Cool... it's not often I get to use the same answer for multiple questions...
Huh ?
albatorsk, I don't think anyone has said that tear-free Xv has not been requested, just that (a) other things were requested by a larger chunk of our customer base so we worked on those other things *first*, and (b) since the 2D acceleration code is being replaced it didn't seem to make a lot of sense to add features to the old code then promptly throw it away and have to do all the work again on different code.
cutterjohn, the differences between workstation and consumer are mostly outside the 3D area, although workstation 3D workloads tend to have a much higher vertex shader component while consumer workloads tend to be much lighter on the vertex shader workload while making much heavier use of textures, for example.
The main differences between consumer and workstation use cases have tended to be :
- consumer users frequently run compositors, workstation users generally do not
- video is an important use case for consumer users, but much less so for workstation users (with the obvious exception of the video production industry)
It looks like an important half has been left out there: "Using an OSS driver which isn't supported by nvidia in any way..."
radeon seems to do just fine for that too...
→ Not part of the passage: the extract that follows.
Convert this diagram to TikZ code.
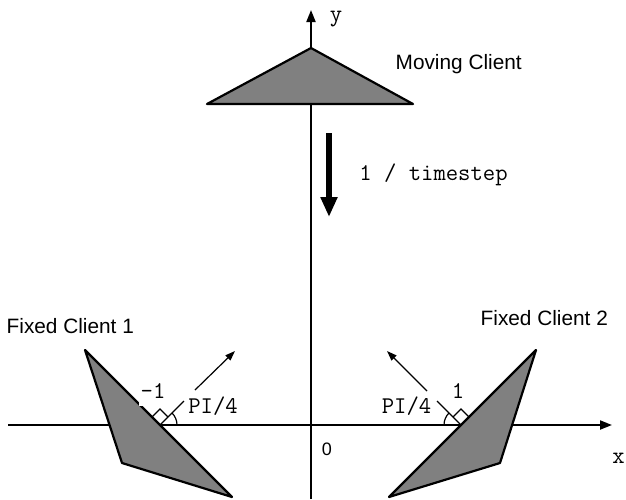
\documentclass[tikz,border=0pt]{standalone}
\usepackage{fontspec}
\setmainfont{Liberation Sans}
\usetikzlibrary{arrows.meta}
\definecolor{clientgray}{RGB}{128,128,128}
\begin{document}
\begin{tikzpicture}[x=1pt,y=-1pt,
  axis/.style={line width=2pt,-{Triangle[length=12pt,width=9pt]}},
  client/.style={fill=clientgray,draw=black,line width=2.2pt,line join=round},
  thinline/.style={line width=1.2pt},
  normarrow/.style={line width=1.2pt,-{Triangle[length=10pt,width=7pt]}},
  sanslabel/.style={inner sep=0pt,anchor=base west,font=\fontsize{20.8}{24}\selectfont},
  monolabel/.style={inner sep=0pt,anchor=base,font=\fontsize{24}{27}\selectfont\ttfamily}]
\useasboundingbox (0,0) rectangle (626,499);
% axes
\coordinate (xs) at (8,425);
\coordinate (xe) at (612,425);
\coordinate (ys) at (311,499);
\coordinate (ye) at (311,10);
\draw[axis] (xs) -- (xe);
\draw[axis] (ys) -- (ye);
% moving client
\draw[client] (311,48) -- (207,104) -- (413,104) -- cycle;
% thick motion arrow
\coordinate (ma) at (329,133);
\coordinate (mb) at (329,217);
\draw[line width=5.5pt,-{Triangle[length=20pt,width=16pt]}] (ma) -- (mb);
% fixed client 1
\draw[client] (85,350) -- (122,463) -- (232,497) -- cycle;
\coordinate (p1) at (160,425);
\fill[white] (139,386) rectangle (166,406);
\draw[thinline] (p1) -- (184,401);
\draw[normarrow] (195,390) -- (235,351);
\draw[thinline] (152,417) -- (160,409) -- (168,417);
\draw[thinline] (177,425) arc[start angle=0,end angle=-45,radius=17];
% fixed client 2
\draw[client] (536,350) -- (500,463) -- (389,497) -- cycle;
\coordinate (p2) at (461,425);
\draw[thinline] (p2) -- (437,401);
\draw[normarrow] (427,391) -- (387,351);
\draw[thinline] (453,417) -- (461,409) -- (469,417);
\draw[thinline] (444,425) arc[start angle=180,end angle=225,radius=17];
% labels
\node[sanslabel] (mc) at (395.5,69) {Moving Client};
\node[sanslabel] (fc1) at (6.5,333) {Fixed Client 1};
\node[sanslabel] (fc2) at (480.5,325) {Fixed Client 2};
\node[inner sep=0pt,anchor=base,font=\fontsize{18}{20}\selectfont] (zero) at (327,455) {0};
\node[monolabel] (ylab) at (336,21) {y};
\node[monolabel] (xlab) at (618.5,463) {x};
\node[monolabel] (ts) at (433.5,180.5) {1 / timestep};
\node[monolabel] (m1) at (153,398) {-1};
\node[monolabel] (o1) at (458,398) {1};
\node[monolabel] (pi1) at (213,413) {PI/4};
\node[monolabel] (pi2) at (406.5,413) {PI/4};
\end{tikzpicture}
\end{document}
You gotta keep the comparison fair all the way through
If pingufunkybeat hadn't said...
Originally posted by pingufunkybeat
Competition (nVidia) does not work well with KDE4, and since the drivers for older cards are considered legacy, they likely never will.
...then what you suggest may be valid.
My statement was clearly directed at what he said.
Also, have I at any time even tried to assert that nVidia is more open than AMD?
The quality of the blobs as opposed to who's an evil company are two different topics in my view.